Les dimensions régionales et multilatérales sont tout aussi inadéquates. L’absence d’analyses communes clairement articulées et de coordination politique a accentué les déficits de légitimité, encourageant les dirigeants et les opinions publiques à adopter des narrations partielles, et sapé la confiance dans les structures institutionnelles existantes.
Compte tenu de ces tendances, la quête de modèles de croissance plus solides prendra plus de temps et sera plus compliquée qu’on ne le pense généralement – surtout du fait que l’économie mondiale se détourne d’une mondialisation sans restrictions et de niveaux d’endettement élevés.
Des pays comme les États-Unis devraient bénéficier d’un esprit d’entreprise de la base au sommet et de la convalescence économique cyclique traditionnelle. En dépit d’un congrès dysfonctionnel, le secteur privé devrait de plus en plus convertir une prime d’incertitude paralysante, qui bloque une grande partie des investissements, en une prime de risque moins pénalisante. Mais sans un turbocompresseur économique à court terme, la reprise de la croissance et la création d’emplois resteront graduelles, vulnérables aux risques politiques, et profiteront de manière disproportionnée à ceux qui possèdent initialement les richesses et les talents globalisés.
Le rôle du gouvernement sera différent dans des pays comme la Chine, où les autorités opéreront une transition de la dépendance aux sources externes de croissance vers une demande plus équilibrée. Comme ce changement de cap implique des réalignements nationaux fondamentaux, ce rééquilibrage sera à la fois graduel et non linéaire.
Les perspectives d’avenir des autres économies sont plus incertaines. Des pays comme Chypre, entravés par l’absence de flexibilité politique, auront besoin de temps pour surmonter le choc immédiat de la crise et réorganiser leurs modèles de croissance.
Livrées à elles-mêmes, ces dynamiques à plusieurs vitesses pourraient se traduire par une croissance mondiale générale plus élevée, couplée à des disparités internes et transnationales plus marquées – souvent aggravées par la situation démographique. Toute la question est de savoir si les systèmes de gouvernance actuels sont en mesure de coordonner une intervention effective pour surmonter les tensions qui en résultent.
Des progrès simultanés, tant aux plans de la substance que des processus, sont nécessaires. Les Parlements et les institutions multilatérales doivent s’évertuer à faciliter la mise en œuvre d’une politique de coopération, qui passera par une volonté de réformes d’institutions désuètes, dont le lobbying politique.

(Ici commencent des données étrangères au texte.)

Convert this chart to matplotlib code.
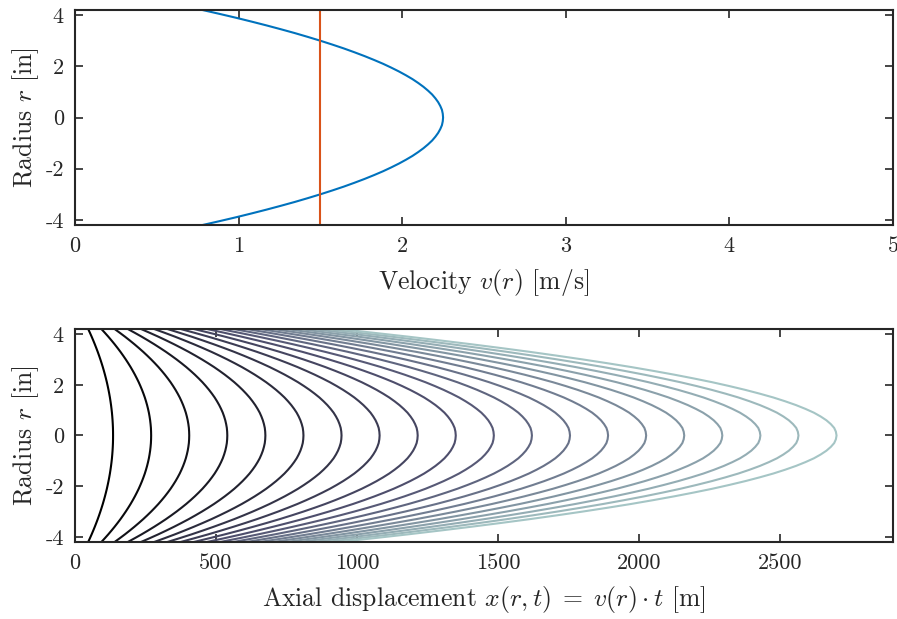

Il ne faut pas sous-estimer le défi posé par la croissance à l’économie mondialisée actuelle. Les secteurs les plus solides (au sein de chaque pays et transfrontaliers) continueront à se rétablir, mais pas suffisamment pour entraîner l’ensemble de l’économie mondiale. Les secteurs les plus faibles risquent en conséquence d’être submergés à un rythme encore plus rapide. Ces tendances deviendront plus difficiles à concilier et à maintenir ordonnées si les systèmes de gouvernance échouent à s’adapter.